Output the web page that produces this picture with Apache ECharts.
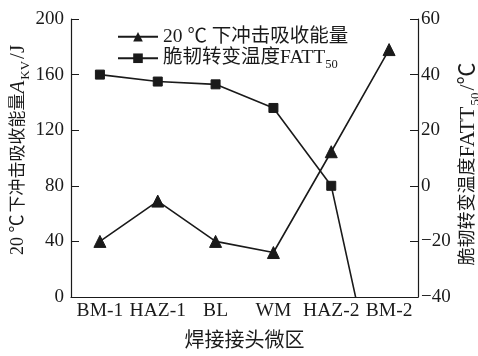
<!DOCTYPE html>
<html>
<head>
<meta charset="utf-8">
<script src="https://cdn.jsdelivr.net/npm/echarts@6/dist/echarts.min.js"></script>
<style>
  html, body { margin: 0; padding: 0; background: #fff; }
  #chart { width: 478px; height: 356px; }
</style>
</head>
<body>
<div id="chart"></div>
<script>
// Weld joint zones along the x axis
const zones = ['BM-1', 'HAZ-1', 'BL', 'WM', 'HAZ-2', 'BM-2'];
// Impact absorbed energy at 20 °C, A_KV in J (left axis)
const impactEnergy = [40, 69, 40, 32, 104.5, 178];
// Ductile-brittle transition temperature FATT50 in °C (right axis)
const fatt50 = [40, 37.5, 36.5, 28, 0, -95];

const FONT = '"Liberation Serif", "Noto Sans CJK SC", serif';
const INK = '#1a1a1a';

const chart = echarts.init(document.getElementById('chart'), null, { renderer: 'canvas' });

// Rich text pieces: subscripts, italic symbol, mixed CJK / Latin sizes
const rich = {
  sub: { fontSize: 13, fontFamily: FONT, color: INK, verticalAlign: 'bottom', padding: [0, 2, -3, 1] },
  lsub: { fontSize: 12.5, fontFamily: FONT, color: INK, verticalAlign: 'bottom', padding: [0, 0, -3, 0] },
  it: { fontSize: 21, fontFamily: FONT, fontStyle: 'italic', color: INK },
  cj: { fontSize: 17, fontFamily: FONT, color: INK },
  cj2: { fontSize: 18, fontFamily: FONT, color: INK },
  num: { fontSize: 18, fontFamily: FONT, color: INK, padding: [0, 2, 0, 0] },
  lat: { fontSize: 21, fontFamily: FONT, color: INK },
  lat2: { fontSize: 22, fontFamily: FONT, color: INK }
};

chart.setOption({
  animation: false,
  backgroundColor: '#fff',
  textStyle: { fontFamily: FONT, color: INK },
  grid: { left: 71, right: 60, top: 19, bottom: 59, containLabel: false, outerBoundsMode: 'none' },
  legend: {
    orient: 'vertical',
    left: 112,
    top: 22,
    itemWidth: 40,
    itemHeight: 12,
    itemGap: 2,
    textStyle: { fontFamily: FONT, fontSize: 19.5, color: INK, rich: rich },
    formatter: function (name) {
      if (name.indexOf('FATT') >= 0) return '脆韧转变温度FATT{lsub|50}';
      return name;
    },
    data: ['20 ℃ 下冲击吸收能量', '脆韧转变温度FATT50']
  },
  xAxis: {
    type: 'category',
    data: zones,
    boundaryGap: true,
    name: '焊接接头微区',
    nameLocation: 'middle',
    nameGap: 35,
    nameMoveOverlap: false,
    nameTextStyle: { fontFamily: FONT, fontSize: 20, color: INK },
    axisLine: { lineStyle: { color: INK, width: 1.2 } },
    axisTick: { inside: true, length: 9, alignWithLabel: true, lineStyle: { color: INK } },
    axisLabel: { fontFamily: FONT, fontSize: 19.5, color: INK, margin: 4, interval: 0 },
    splitLine: { show: false }
  },
  yAxis: [
    {
      type: 'value',
      min: 0, max: 200, interval: 40,
      position: 'left',
      name: '{num|20 ℃}{cj|下冲击吸收能量}{it|A}{sub|KV}{lat|/J}',
      nameLocation: 'middle',
      nameGap: 42,
      nameMoveOverlap: false,
      nameRotate: 90,
      nameTextStyle: { fontFamily: FONT, fontSize: 18, color: INK, rich: rich, padding: [0, 0, 0, 16] },
      axisLine: { show: true, lineStyle: { color: INK, width: 1.2 } },
      axisTick: { show: true, inside: true, length: 8, lineStyle: { color: INK } },
      axisLabel: { fontFamily: FONT, fontSize: 19, color: INK, margin: 7 },
      splitLine: { show: false }
    },
    {
      type: 'value',
      min: -40, max: 60, interval: 20,
      position: 'right',
      name: '{cj2|脆韧转变温度}{lat2|FATT}{sub|50}{lat2|/℃}',
      nameLocation: 'middle',
      nameGap: 39,
      nameMoveOverlap: false,
      nameRotate: 90,
      nameTextStyle: { fontFamily: FONT, fontSize: 18, color: INK, rich: rich, padding: [0, 12, 0, 0] },
      axisLine: { show: true, lineStyle: { color: INK, width: 1.2 } },
      axisTick: { show: true, inside: true, length: 8, lineStyle: { color: INK } },
      axisLabel: {
        fontFamily: FONT, fontSize: 19, color: INK, margin: 3,
        formatter: function (v) { return String(v).replace('-', '\u2212'); }
      },
      splitLine: { show: false }
    }
  ],
  series: [
    {
      name: '20 ℃ 下冲击吸收能量',
      type: 'line',
      yAxisIndex: 0,
      data: impactEnergy,
      symbol: 'triangle',
      symbolSize: 12,
      clip: true,
      lineStyle: { color: INK, width: 1.6 },
      itemStyle: { color: INK, borderColor: INK }
    },
    {
      name: '脆韧转变温度FATT50',
      type: 'line',
      yAxisIndex: 1,
      data: fatt50,
      symbol: 'rect',
      symbolSize: 9,
      clip: true,
      lineStyle: { color: INK, width: 1.6 },
      itemStyle: { color: INK, borderColor: INK }
    }
  ]
});
</script>
</body>
</html>
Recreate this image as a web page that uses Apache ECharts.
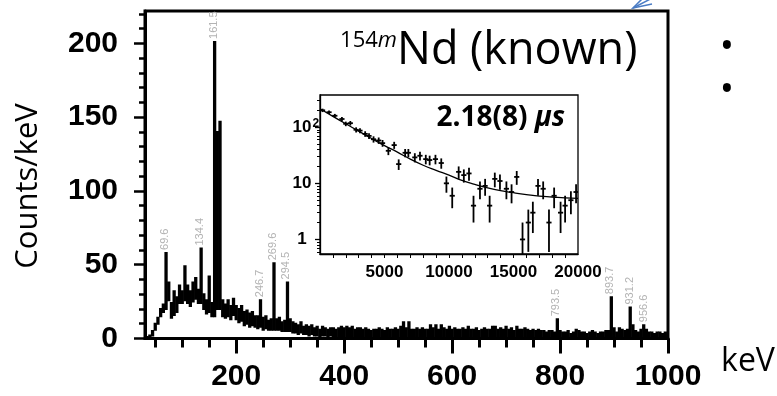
<!DOCTYPE html>
<html><head><meta charset="utf-8">
<script src="https://cdn.jsdelivr.net/npm/echarts@6/dist/echarts.min.js"></script>
<style>html,body{margin:0;padding:0;background:#fff}#c{width:777px;height:396px}</style>
</head><body><div id="c"></div>
<script>
// ---------------- data ----------------
// gamma spectrum, 5 keV bins centred at 30, 35, ... 1000 keV (counts/keV)
const binStart = 30, binWidth = 5;
const spectrumTop = [
  0,1,2,5,10,14,20,23,58,38,
  24,32,28,36,32,49,36,32,38,41,
  33,61,30,26,42,24,201,140,147,26,
  23,26,22,27,22,20,22,18,19,17,
  18,15,15,26,14,15,12,13,51,13,
  14,11,12,38,13,11,10,9,11,8,
  9,8,9,7,8,6,8,7,6,7,
  7,6,7,8,7,8,7,8,6,7,
  7,6,7,6,5,6,6,7,6,5,
  7,6,6,7,6,8,11,7,11,6,
  6,7,6,7,6,6,9,7,9,6,
  9,7,6,8,6,7,6,6,7,6,
  8,6,6,7,5,6,7,6,6,8,
  8,6,7,6,8,6,7,5,8,6,
  6,7,6,5,6,5,6,5,5,4,
  5,5,4,13,5,4,4,5,3,4,
  6,5,4,4,3,4,5,4,3,4,
  4,5,5,28,7,4,7,6,5,6,
  21,9,5,4,6,9,6,4,4,3,
  4,4,3,4,3
];
const spectrumBottom = [
  0,0,0,2,6,10,15,18,20,26,
  14,16,18,24,24,26,24,22,25,27,
  24,24,20,17,18,15,15,20,20,15,
  14,15,13,16,13,11,12,9,10,8,
  9,8,7,8,6,7,6,6,6,6,
  6,5,5,5,5,4,4,3,4,3,
  3,2,3,2,2,1,2,2,1,2,
  1,1,1,1,0,1,0,1,0,1,
  0,0,0,0,0,0,0,0,0,0,
  0,0,0,0,0,0,0,0,0,0,
  0,0,0,0,0,0,0,0,0,0,
  0,0,0,0,0,0,0,0,0,0,
  0,0,0,0,0,0,0,0,0,0,
  0,0,0,0,0,0,0,0,0,0,
  0,0,0,0,0,0,0,0,0,0,
  0,0,0,0,0,0,0,0,0,0,
  0,0,0,0,0,0,0,0,0,0,
  0,0,0,0,0,0,0,0,0,0,
  0,0,0,0,0,0,0,0,0,0,
  0,0,0,0,0
];
const peakEnergies = [69.6, 134.4, 161.5, 246.7, 269.6, 294.5, 793.5, 893.7, 931.2, 956.6];
const peakLabels   = ['69.6','134.4','161.5','246.7','269.6','294.5','793.5','893.7','931.2','956.6'];
const mainXTicks = [200, 400, 600, 800, 1000];
const mainYTicks = [0, 50, 100, 150, 200];

// inset: time spectrum (ns) with Poisson errors
const decayTimes = [200,700,1150,1700,2000,2350,2800,3100,3500,3800,4150,4550,4850,5300,5750,6100,6600,6850,7350,7750,8200,8500,8950,9400,9800,10250,10750,11150,11550,11900,12400,12800,13150,13550,13950,14450,14850,15250,15700,16150,16500,16900,17300,17750,18150,18650,19000,19450,19850];
const decayCounts = [200,185,160,140,115,118,90,87,76,70,61,58,52,38,48,22,35,35,29,31,27,26,27,23,10,6,16,14,15,4,8,9,4,12,11,8,7,13,1,2,3,9,8,2,6,3,4,5,7];
const decayErrors = [14,13.6,12.6,11.8,10.7,10.9,9.5,9.3,8.7,8.4,7.8,7.6,7.2,6.2,6.9,4.7,5.9,5.9,5.4,5.6,5.2,5.1,5.2,4.8,3.2,2.4,4,3.7,3.9,2,2.8,3,2,3.5,3.3,2.8,2.6,3.6,1,1.4,1.7,3,2.8,1.4,2.4,1.7,2,2.2,2.6];
const fitTimes  = [0,1000,2000,3000,4000,5000,6000,7000,8000,9000,10000,11000,12000,13000,14000,15000,16000,17000,18000,19000,20000];
const fitCounts = [213,156,115,85,63,47,36,27,21,17,14,11.3,9.6,8.3,7.4,6.8,6.3,5.9,5.7,5.5,5.4];
const insetXTicks = [5000, 10000, 15000, 20000];
const insetYTicks = [1, 10, 100];
const insetYTickLabels = ['1', '10', '10^2'];

// ---------------- chart ----------------
const TICKF = '"Liberation Sans", Arial, sans-serif';
const TEXTF = '"Open Sans", sans-serif';

const spectrumData = spectrumTop.map((v, i) => [binStart + i * binWidth, spectrumBottom[i], v]);
const peakData = peakEnergies.map(e => [e, spectrumTop[Math.round((e - binStart) / binWidth)]]);
const decayData = decayTimes.map((t, i) => [t, decayCounts[i], decayErrors[i]]);
const fitData = fitTimes.map((t, i) => [t, fitCounts[i]]);

const mainXMinor = []; for (let e = 50; e <= 950; e += 50) if (e % 200) mainXMinor.push(e);
const mainYMinor = []; for (let v = 10; v <= 220; v += 10) if (v % 50) mainYMinor.push(v);
const insetXMinor = []; for (let t = 1000; t < 20000; t += 1000) insetXMinor.push(t);
const insetYMinor = [0.6,0.7,0.8,0.9,2,3,4,5,6,7,8,9,20,30,40,50,60,70,80,90,200,300];

const chart = echarts.init(document.getElementById('c'), null, {renderer: 'canvas'});
const plain = v => String(Math.round(v));

const black = '#000';
const option = {
  animation: false,
  backgroundColor: '#fff',
  grid: [
    {left: 145, top: 11, right: 109, bottom: 57.5, show: true, borderColor: black, borderWidth: 3, backgroundColor: 'transparent'},
    {left: 320, top: 95, width: 258, height: 159, show: true, borderColor: black, borderWidth: 1.3, backgroundColor: '#fff', z: 5}
  ],
  xAxis: [
    {gridIndex: 0, type: 'value', min: 31, max: 1000, position: 'bottom',
     axisLine: {lineStyle: {color: black, width: 3}},
     axisTick: {customValues: mainXTicks, length: 15, lineStyle: {color: black, width: 3}},
     axisLabel: {customValues: mainXTicks, formatter: plain, color: black, fontSize: 30, fontWeight: 'bold', fontFamily: TICKF, margin: 23},
     splitLine: {show: false}},
    {gridIndex: 0, type: 'value', min: 31, max: 1000, position: 'bottom',
     axisLine: {show: false},
     axisTick: {customValues: mainXMinor, length: 9, lineStyle: {color: black, width: 3}},
     axisLabel: {show: false}, splitLine: {show: false}},
    {gridIndex: 1, type: 'value', min: 0, max: 20000, z: 6, position: 'bottom',
     axisLine: {lineStyle: {color: black, width: 1.3}},
     axisTick: {customValues: insetXMinor, length: 4, lineStyle: {color: black, width: 1}},
     axisLabel: {customValues: insetXTicks, formatter: plain, color: black, fontSize: 17, fontWeight: 'bold', fontFamily: TICKF, margin: 10},
     splitLine: {show: false}}
  ],
  yAxis: [
    {gridIndex: 0, type: 'value', min: 0, max: 222, position: 'left',
     axisLine: {lineStyle: {color: black, width: 3}},
     axisTick: {customValues: mainYTicks, length: 11, lineStyle: {color: black, width: 2.5}},
     axisLabel: {customValues: mainYTicks, formatter: plain, color: black, fontSize: 30, fontWeight: 'bold', fontFamily: TICKF, margin: 27},
     splitLine: {show: false}},
    {gridIndex: 0, type: 'value', min: 0, max: 222, position: 'left',
     axisLine: {show: false},
     axisTick: {customValues: mainYMinor, length: 6, lineStyle: {color: black, width: 2.5}},
     axisLabel: {show: false}, splitLine: {show: false}},
    {gridIndex: 1, type: 'log', logBase: 10, min: 0.55, max: 375, z: 6, position: 'left',
     axisLine: {lineStyle: {color: black, width: 1.3}},
     axisTick: {customValues: insetYTicks, length: 5, lineStyle: {color: black, width: 1.3}},
     axisLabel: {customValues: insetYTicks, margin: 18, align: 'center',
       formatter: function (v) {
         let k = 0, best = Infinity;
         insetYTicks.forEach((t, i) => { const d = Math.abs(Math.log10(v) - Math.log10(t)); if (d < best) { best = d; k = i; } });
         const s = insetYTickLabels[k];
         if (s.indexOf('^') >= 0) { const p = s.split('^'); return '{h|' + p[1] + '}{b|' + p[0] + '}{s|' + p[1] + '}'; }
         return '{b|' + s + '}';
       },
       rich: {
         b: {fontSize: 17, fontWeight: 'bold', fontFamily: TICKF, color: black},
         s: {fontSize: 12, fontWeight: 'bold', fontFamily: TICKF, color: black, verticalAlign: 'top', padding: [0, 0, 8, 1]},
         h: {fontSize: 12, fontWeight: 'bold', fontFamily: TICKF, color: 'rgba(0,0,0,0)', padding: [0, 1, 8, 0]}
       }},
     splitLine: {show: false}},
    {gridIndex: 1, type: 'log', logBase: 10, min: 0.55, max: 375, z: 6, position: 'left',
     axisLine: {show: false},
     axisTick: {customValues: insetYMinor, length: 3, lineStyle: {color: black, width: 1}},
     axisLabel: {show: false}, splitLine: {show: false}}
  ],
  series: [
    {type: 'custom', name: 'labels', xAxisIndex: 0, yAxisIndex: 0, z: 1, silent: true,
     data: peakData, encode: {x: 0, y: 1},
     renderItem: function (params, api) {
       const p = api.coord([api.value(0), api.value(1)]);
       return {type: 'text', x: p[0] - 1, y: p[1] - 3, rotation: Math.PI / 2,
         style: {text: peakLabels[params.dataIndex], fill: '#b3b3b3', font: '11px ' + TICKF, align: 'left', verticalAlign: 'middle'}};
     }},
    {type: 'custom', name: 'spectrum', xAxisIndex: 0, yAxisIndex: 0, z: 3, clip: true, silent: true,
     data: spectrumData, encode: {x: 0, y: [1, 2]},
     renderItem: function (params, api) {
       const e = api.value(0), lo = api.value(1), hi = api.value(2);
       const a = api.coord([e - binWidth / 2, hi]);
       const b = api.coord([e + binWidth / 2, lo]);
       const y0 = a[1] - 1, y1 = Math.max(b[1] + 1, y0 + 2.2);
       return {type: 'rect', shape: {x: a[0] - 0.3, y: y0, width: b[0] - a[0] + 0.6, height: y1 - y0}, style: {fill: black}};
     }},
    {type: 'custom', name: 'decay', xAxisIndex: 2, yAxisIndex: 2, z: 7, clip: true, silent: true,
     data: decayData, encode: {x: 0, y: 1},
     renderItem: function (params, api) {
       const t = api.value(0), n = api.value(1), er = api.value(2);
       const top = api.coord([t, n + er]);
       const bot = api.coord([t, Math.max(n - er, 0.2)]);
       const l = api.coord([t - 200, n]), r = api.coord([t + 200, n]);
       return {type: 'group', children: [
         {type: 'line', shape: {x1: top[0], y1: top[1], x2: bot[0], y2: bot[1]}, style: {stroke: black, lineWidth: 1.8}},
         {type: 'line', shape: {x1: l[0], y1: l[1], x2: r[0], y2: r[1]}, style: {stroke: black, lineWidth: 1.8}}
       ]};
     }},
    {type: 'line', name: 'fit', xAxisIndex: 2, yAxisIndex: 2, z: 7, data: fitData, smooth: true,
     symbol: 'none', lineStyle: {color: black, width: 1.3}, silent: true}
  ],
  graphic: [
    {type: 'text', z: 100, x: 397, y: 30, style: {text: '{a|154}{b|m}', align: 'right', verticalAlign: 'top', textAlign: 'right', textVerticalAlign: 'top',
      rich: {a: {font: '22px ' + TEXTF, fill: black}, b: {font: 'italic 22px ' + TEXTF, fill: black}}}},
    {type: 'text', z: 100, x: 397, y: 51, style: {text: 'Nd (known)', font: '45px ' + TEXTF, fill: black, align: 'left', verticalAlign: 'middle', textAlign: 'left', textVerticalAlign: 'middle'}},
    {type: 'text', z: 100, x: 565, y: 118, style: {text: '{a|2.18(8) }{b|μs}', align: 'right', verticalAlign: 'middle', textAlign: 'right', textVerticalAlign: 'middle',
      rich: {a: {font: 'bold 28px ' + TEXTF, fill: black}, b: {font: 'italic bold 28px ' + TEXTF, fill: black}}}},
    {type: 'text', z: 100, x: 28, y: 186, rotation: Math.PI / 2, style: {text: 'Counts/keV', font: '31px ' + TEXTF, fill: black, align: 'center', verticalAlign: 'middle', textAlign: 'center', textVerticalAlign: 'middle'}},
    {type: 'text', z: 100, x: 748, y: 362, style: {text: 'keV', font: '32px ' + TEXTF, fill: black, align: 'center', verticalAlign: 'middle', textAlign: 'center', textVerticalAlign: 'middle'}},
    {type: 'text', z: 100, x: 727, y: 48, style: {text: '•', font: '38px ' + TEXTF, fill: black, align: 'center', verticalAlign: 'middle', textAlign: 'center', textVerticalAlign: 'middle'}},
    {type: 'text', z: 100, x: 727, y: 91, style: {text: '•', font: '38px ' + TEXTF, fill: black, align: 'center', verticalAlign: 'middle', textAlign: 'center', textVerticalAlign: 'middle'}},
    {type: 'polyline', z: 100, shape: {points: [[642, -1], [633, 8], [652, 4]]}, style: {stroke: '#4a7cc4', lineWidth: 1.5, fill: null}},
    {type: 'line', z: 100, shape: {x1: 633, y1: 8, x2: 660, y2: -6}, style: {stroke: '#4a7cc4', lineWidth: 1.5}}
  ]
};
chart.setOption(option);
</script>
</body></html>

* **What needs to be done**
Looking at the material above, count the lines containing the string "that" and reply with the count alone.

* **Solution to the problem**
2